No espaço profano, buscando a ressonância das ideias na realidade visível e mensurável, homens e mulheres iniciaram a busca para conhecer o próprio corpo escondido atrás da pele e apreender porque chora, ri, ama e odeia.
O esforço para desvendar a consciência tem se mostrado doloroso porque o conjunto teórico está amparado no conflito de competência entre os dois espaços para desfazer as dúvidas e seduzir pelo convencimento.
De um lado, no sagrado, a persuasão tem sido a sagração do corpo e de coisas, transformando-as no centro, para facilitar a comunicação com a divindade. Do outro, no profano, ligado no naturalmente observável e mensurável, tentando legitimar o imaginado.

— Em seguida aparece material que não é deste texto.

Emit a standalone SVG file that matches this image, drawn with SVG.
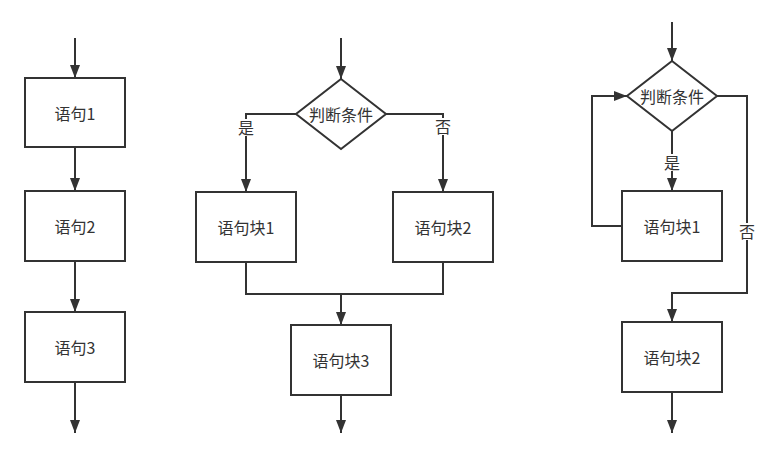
<svg xmlns="http://www.w3.org/2000/svg" width="772" height="455" viewBox="0 0 772 455">
<style>
.n{fill:#fff;stroke:#333;stroke-width:2}
.e{fill:none;stroke:#333;stroke-width:2;marker-end:url(#a)}
.l{fill:none;stroke:#333;stroke-width:2}
text{font-family:"Noto Sans CJK SC","Microsoft YaHei",sans-serif;font-size:16px;fill:#333;text-anchor:middle;dominant-baseline:central}
.bg{fill:#fff}
</style>
<defs>
<marker id="a" markerUnits="userSpaceOnUse" markerWidth="13" markerHeight="10" viewBox="0 0 13 10" refX="13" refY="5" orient="auto">
<path d="M0,0 L13,5 L0,10 z" fill="#333"/>
</marker>
</defs>
<g id="connectors">
<path class="e" d="M75,38 V78"/>
<path class="e" d="M75,147 V191"/>
<path class="e" d="M75,261 V312"/>
<path class="e" d="M75,382 V433"/>
<path class="e" d="M341,38 V79"/>
<path class="e" d="M296,114 H246 V192"/>
<path class="e" d="M386,114 H443 V192"/>
<path class="l" d="M246,262 V294 H443 V262"/>
<path class="e" d="M341,294 V325"/>
<path class="e" d="M341,395 V433"/>
<path class="e" d="M672,22 V61"/>
<path class="e" d="M672,131 V191"/>
<path class="e" d="M622,226 H592 V96 H627"/>
<path class="e" d="M717,96 H747 V293 H672 V322"/>
<path class="e" d="M672,392 V433"/>
<rect class="bg" x="238" y="119" width="16" height="17"/>
<text x="246" y="127">是</text>
<rect class="bg" x="435" y="118" width="16" height="17"/>
<text x="443" y="126">否</text>
<rect class="bg" x="664" y="154" width="16" height="17"/>
<text x="672" y="162">是</text>
<rect class="bg" x="739" y="223" width="16" height="17"/>
<text x="747" y="231">否</text>
</g>
<g id="s1"><rect class="n" x="25" y="78" width="100" height="69"/><text x="75" y="113">语句1</text></g>
<g id="s2"><rect class="n" x="25" y="191" width="100" height="70"/><text x="75" y="226">语句2</text></g>
<g id="s3"><rect class="n" x="25" y="312" width="100" height="70"/><text x="75" y="347">语句3</text></g>
<g id="d1"><path class="n" d="M341,79 L386,114 L341,149 L296,114 Z"/><text x="341" y="114">判断条件</text></g>
<g id="b1"><rect class="n" x="196" y="192" width="100" height="70"/><text x="246" y="227">语句块1</text></g>
<g id="b2"><rect class="n" x="393" y="192" width="100" height="70"/><text x="443" y="227">语句块2</text></g>
<g id="b3"><rect class="n" x="291" y="325" width="100" height="70"/><text x="341" y="360">语句块3</text></g>
<g id="d2"><path class="n" d="M672,61 L717,96 L672,131 L627,96 Z"/><text x="672" y="96">判断条件</text></g>
<g id="lb1"><rect class="n" x="622" y="191" width="100" height="70"/><text x="672" y="226">语句块1</text></g>
<g id="lb2"><rect class="n" x="622" y="322" width="100" height="70"/><text x="672" y="357">语句块2</text></g>
</svg>
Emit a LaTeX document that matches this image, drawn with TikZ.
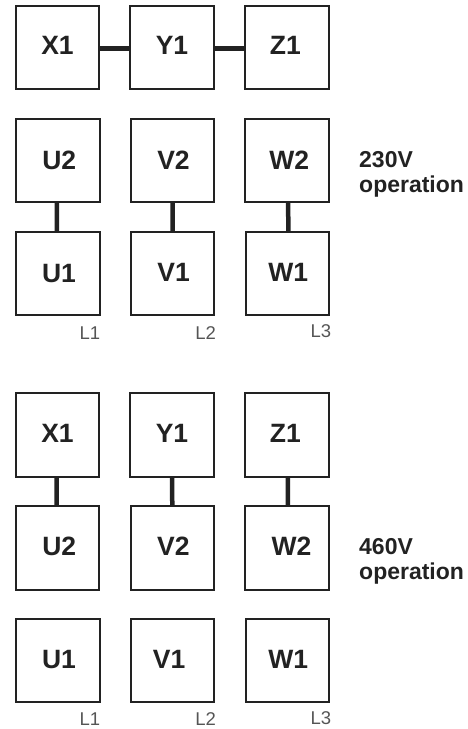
\documentclass[tikz,border=0pt]{standalone}
\usepackage{fontspec}
\setmainfont{Liberation Sans}
\definecolor{inkdark}{HTML}{222222}
\definecolor{inkgray}{HTML}{555555}
% shift a label inside its box: dx, baseline below box centre, text
\newcommand{\shiftlbl}[3]{\kern#1pt\smash{\raisebox{-#2pt}{#3}}\kern-#1pt}
\tikzset{
    termbox/.style={draw=inkdark, line width=2pt, minimum size=83.5pt, inner sep=0pt, outer sep=0pt,
        text=inkdark, font=\fontsize{26.5pt}{26.5pt}\selectfont\bfseries},
    wire/.style={draw=inkdark, line width=4.5pt},
    linetag/.style={text=inkgray, inner sep=0pt, anchor=base, font=\fontsize{18.5pt}{18.5pt}\selectfont},
    modetag/.style={text=inkdark, inner sep=0pt, anchor=north west, align=left,
        font=\fontsize{23pt}{25pt}\selectfont\bfseries},
}
\begin{document}
\begin{tikzpicture}[x=1pt,y=-1pt]
    \useasboundingbox (0,0) rectangle (468,729);

    % 230V
    \node[termbox] (xa) at (57.5,47.7) {\shiftlbl{0}{6.8}{X1}};
    \node[termbox] (ya) at (172,47.7) {\shiftlbl{0}{6.8}{Y1}};
    \node[termbox] (za) at (286.8,47.7) {\shiftlbl{-1.5}{6.8}{Z1}};
    \node[termbox] (ub) at (57.8,160.7) {\shiftlbl{1.5}{8.3}{U2}};
    \node[termbox] (vb) at (172.5,160.7) {\shiftlbl{1}{8.3}{V2}};
    \node[termbox] (wb) at (287.2,160.7) {\shiftlbl{2}{8.3}{W2}};
    \node[termbox] (ua) at (58,273.7) {\shiftlbl{1}{9}{U1}};
    \node[termbox] (va) at (172.7,273.7) {\shiftlbl{1}{7.5}{V1}};
    \node[termbox] (wa) at (287.3,273.7) {\shiftlbl{1}{7.5}{W1}};

    \draw[wire] ([yshift=-0.7pt]xa.east) -- ([yshift=-0.7pt]ya.west);
    \draw[wire] ([yshift=-0.7pt]ya.east) -- ([yshift=-0.7pt]za.west);
    \draw[wire] ([xshift=-1pt]ub.south) -- ([xshift=-1pt]ua.north);
    \draw[wire] (vb.south) -- (va.north);
    \draw[wire] ([xshift=1pt]wb.south) -- ([xshift=1pt]wa.north);

    \node[linetag] (la) at (90,339) {L1};
    \node[linetag] (lb) at (205.7,339) {L2};
    \node[linetag] (lc) at (321,337) {L3};
    \node[modetag] (modea) at (359,151.5) {230V\\operation};

    % 460V
    \node[termbox] (xc) at (57.5,434.8) {\shiftlbl{0}{7.4}{X1}};
    \node[termbox] (yc) at (172,434.8) {\shiftlbl{0}{7.4}{Y1}};
    \node[termbox] (zc) at (286.8,434.8) {\shiftlbl{-1.5}{7.4}{Z1}};
    \node[termbox] (ud) at (57.7,547.8) {\shiftlbl{1.5}{7.8}{U2}};
    \node[termbox] (vd) at (172.3,547.8) {\shiftlbl{1}{7.8}{V2}};
    \node[termbox] (wd) at (287,547.8) {\shiftlbl{4.5}{7.8}{W2}};
    \node[termbox] (ue) at (58,660.5) {\shiftlbl{1}{8}{U1}};
    \node[termbox] (ve) at (172.7,660.5) {\shiftlbl{-3.5}{8}{V1}};
    \node[termbox] (we) at (287.3,660.5) {\shiftlbl{1}{8}{W1}};

    \draw[wire] ([xshift=-1pt]xc.south) -- ([xshift=-1pt]ud.north);
    \draw[wire] (yc.south) -- (vd.north);
    \draw[wire] ([xshift=1pt]zc.south) -- ([xshift=1pt]wd.north);

    \node[linetag] (ld) at (90,725.5) {L1};
    \node[linetag] (le) at (205.7,725.5) {L2};
    \node[linetag] (lf) at (321,724) {L3};
    \node[modetag] (modeb) at (359,538.5) {460V\\operation};
\end{tikzpicture}
\end{document}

É história de longa duração!
Os registros em escrita cuneiforme apontam que o fígado era o mais importante, o centro do corpo. É impossível saber a razão exata dessa escolha e não outro órgão como o pulmão e o coração. É possível teorizar em torno da preferência a partir da alta prevalência de doenças hepáticas e febres, provocando icterícias mortais nos habitantes das margens alagadiças dos rios Tigre e Eufrates. Sob esse pressuposto, se alguém pudesse interpretar as variações na forma, na anatomia, do fígado, seria capaz de prever a saúde futura e, por conseguinte, os malefícios e benefícios na vida social. Desse nodo, a adivinhação por meio da hepatoscopia – a interpretação das formas do fígado no carneiro –, para interpretar a vontade da divindade, era prática corriqueira, ao menos entre os que podiam comprar o animal e pagar o adivinho.

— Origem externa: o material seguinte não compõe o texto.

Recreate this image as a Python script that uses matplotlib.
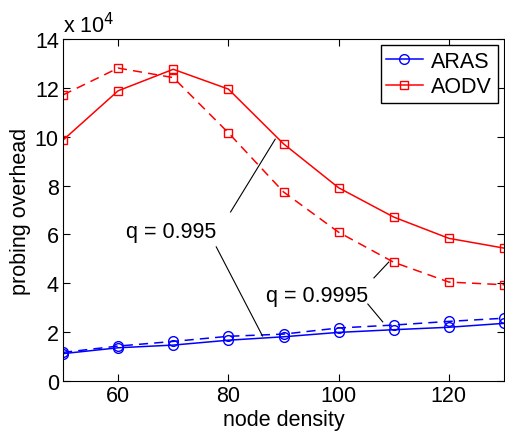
import matplotlib
matplotlib.use("Agg")
import matplotlib.pyplot as plt

plt.rcParams['font.family'] = ['Liberation Sans', 'DejaVu Sans']

density = [50, 60, 70, 80, 90, 100, 110, 120, 130]
# probing overhead in units of 1e4
aodv_995 = [9.86, 11.88, 12.76, 11.95, 9.71, 7.91, 6.71, 5.84, 5.44]
aodv_9995 = [11.71, 12.81, 12.42, 10.16, 7.74, 6.09, 4.86, 4.05, 3.94]
aras_995 = [1.12, 1.36, 1.47, 1.67, 1.81, 1.99, 2.10, 2.20, 2.36]
aras_9995 = [1.17, 1.43, 1.62, 1.83, 1.92, 2.17, 2.29, 2.44, 2.57]

fs = 15.5
fig = plt.figure(figsize=(5.06, 4.35), dpi=100)
ax = fig.add_axes([63/506, 1-382/435, 441/506, 342/435])

dash = (0, (6, 4))
ax.plot(density, aras_995, '-o', color='blue', lw=1.1, ms=7, mfc='none', label='ARAS')
ax.plot(density, aodv_995, '-s', color='red', lw=1.1, ms=5.5, mfc='none', label='AODV')
ax.plot(density, aras_9995, linestyle=dash, marker='o', color='blue', lw=1.1, ms=7, mfc='none')
ax.plot(density, aodv_9995, linestyle=dash, marker='s', color='red', lw=1.1, ms=5.5, mfc='none')

ax.set_xlim(50, 130)
ax.set_ylim(0, 14)
ax.set_xticks([60, 80, 100, 120])
ax.set_yticks(range(0, 15, 2))
ax.tick_params(direction='in', top=True, right=True, labelsize=fs, length=5, pad=3)
ax.set_xlabel('node density', fontsize=fs, labelpad=2)
ax.set_ylabel('probing overhead', fontsize=fs, labelpad=3)
ax.text(0.0, 1.005, r'x 10$^4$', transform=ax.transAxes, fontsize=fs, va='bottom', ha='left')

leg = ax.legend(loc='upper right', fontsize=fs, fancybox=False, framealpha=1,
                edgecolor='black', handlelength=1.7, handletextpad=0.4,
                borderaxespad=0.3, borderpad=0.25, labelspacing=0.2)
leg.get_frame().set_linewidth(1.0)

# annotations
ax.text(69.6, 6.14, 'q = 0.995', fontsize=fs, ha='center', va='center')
ax.plot([80.4, 88.5], [6.92, 9.9], color='black', lw=0.8)
ax.plot([77.8, 86.2], [5.49, 1.84], color='black', lw=0.8)
ax.text(96.0, 3.52, 'q = 0.9995', fontsize=fs, ha='center', va='center')
ax.plot([106.4, 109.1], [4.22, 4.87], color='black', lw=0.8)
ax.plot([105.3, 108.0], [3.15, 2.42], color='black', lw=0.8)

fig.savefig('out.png', dpi=100)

O judaísmo, resistindo desde os primeiros tempos à tradição politeísta, deslocou o centro do corpo para o coração, talvez motivado pelas mudanças sentidas no ritmo cardíaco durante as emoções. No Antigo Testamento (AT) existem citações metafóricas do coração como sede da vida física (Ge 18, 5; At 14, 17), da tristeza (Dt 15, 10), da alegria (Dt 28, 47) e do medo (Dt 20, 3).

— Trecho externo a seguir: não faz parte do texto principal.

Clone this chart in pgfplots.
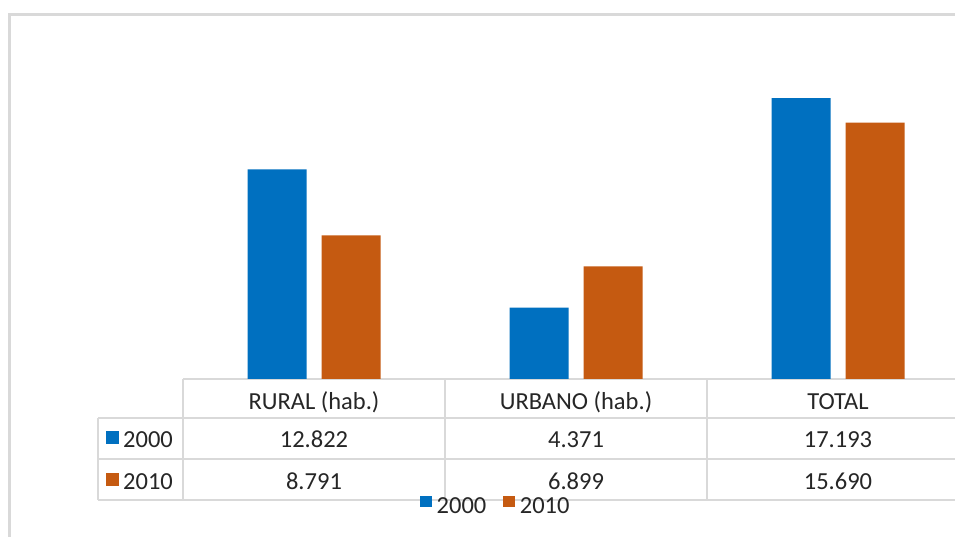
\documentclass[border=0pt]{standalone}
\usepackage{pgfplots}
\pgfplotsset{compat=1.18}
\usepackage{fontspec}
\setmainfont{Carlito}
\definecolor{cblue}{HTML}{0070C0}
\definecolor{corange}{HTML}{C55A11}
\definecolor{gridc}{HTML}{D9D9D9}
\definecolor{txt}{HTML}{262626}
\begin{document}
\begin{tikzpicture}[x=1pt,y=1pt]
\useasboundingbox (0,0) rectangle (955,537);
\clip (0,0) rectangle (955,537);
\fill[white] (0,0) rectangle (955,537);
\draw[gridc,line width=2.5pt] (9.5,-10) -- (9.5,522.5) -- (975,522.5);
\begin{scope}[gridc, line width=2pt]
\draw (183,158) -- (975,158);
\draw (98,119) -- (975,119);
\draw (98,78) -- (975,78);
\draw (98,37) -- (975,37);
\draw (98,119) -- (98,37);
\draw (183,158) -- (183,37);
\draw (445,158) -- (445,37);
\draw (707,158) -- (707,37);
\end{scope}
\begin{axis}[
  at={(183pt,158pt)}, anchor=south west,
  width=786pt, height=326.8pt, scale only axis,
  xmin=-0.5, xmax=2.5, ymin=0, ymax=20,
  hide axis, clip=false,
  ybar, bar width=59pt,
  legend columns=2,
  legend style={at={(0.398,-0.390)}, anchor=center, draw=none, fill=none,
    font=\fontsize{24.5}{28}\selectfont\color{txt},
    /tikz/every odd column/.append style={column sep=3pt},
    /tikz/every even column/.append style={column sep=15pt}},
  legend image code/.code={\fill[#1] (0pt,-0.3pt) rectangle (11.5pt,10.7pt);},
]
\addplot[fill=cblue, draw=none, bar shift=-37pt] coordinates {(0,12.822) (1,4.371) (2,17.193)};
\addplot[fill=corange, draw=none, bar shift=37pt] coordinates {(0,8.791) (1,6.899) (2,15.690)};
\legend{2000,2010}
\end{axis}
\begin{scope}[every node/.style={font=\fontsize{24.5}{28}\selectfont, text=txt, inner sep=0pt, anchor=base}]
\node at (314,127) {RURAL (hab.)};
\node at (576,127) {URBANO (hab.)};
\node at (838,127) {TOTAL};
\node at (314,89.7) {12.822};
\node at (576,89.7) {4.371};
\node at (838,89.7) {17.193};
\node at (314,47.7) {8.791};
\node at (576,47.7) {6.899};
\node at (838,47.7) {15.690};
\node[anchor=base west] at (123,89.7) {2000};
\node[anchor=base west] at (123,47.7) {2010};
\end{scope}
\fill[cblue] (106,93) rectangle (119,106);
\fill[corange] (106,51) rectangle (119,64);
\end{tikzpicture}
\end{document}
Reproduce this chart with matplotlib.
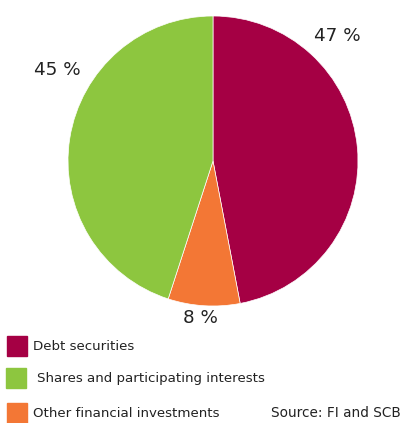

Confrontando o monoteísmo judaico, os médicos gregos, na Escola de Kós, no século 4 a.C., de modo genial, nos aforismos hipocráticos, aproximaram a consciência do cérebro: “Algumas pessoas dizem que o coração é o órgão com o qual pensamos e que ele sente dor e ansiedade. Porém não é bem assim: os homens precisam saber que é do cérebro e somente do cérebro que se originam os nossos prazeres, alegrias, risos e lágrimas. Por meio dele, fazemos quase tudo: pensamos, vemos, ouvimos e distinguimos o belo do feio, o bem do mal, o agradável do desagradável... O cérebro é o mensageiro da consciência... O cérebro é o intérprete da consciência”.
O cristianismo conservou a interpretação do Antigo Testamento: Deus comunicando-se com os homens por meio do coração (Mc 2, 6 8; Lc 3, 15; 2Co 2, 4). 
O islamismo manteve o coração, entretanto, e foi mais longe: talvez sob influência grega, associou o coração como representante da intuição (“al kashf”, revelação, ato de levantar o véu) e o ponto de identificação (wajd) com o Ser (al wujud). 
O maior desvendar profano do corpo chegou, nos séculos 16 e 17, com os estudos da anatomia e resgatou a maravilhosa percepção dos médicos hipocráticos da Escola de Kós, recolocando a consciência no cérebro. 
A suprema beleza da “Criação do Homem”, pintada por Michelangelo (1475 1564), no teto da Capela Sistina – o homem recebendo de Deus a inteligência, claramente o sistema nervoso central – é a sublime manifestação na arte do deslocamento do coração, como o centro do corpo, para o cérebro, aproximando os espaços sagrados e profanos.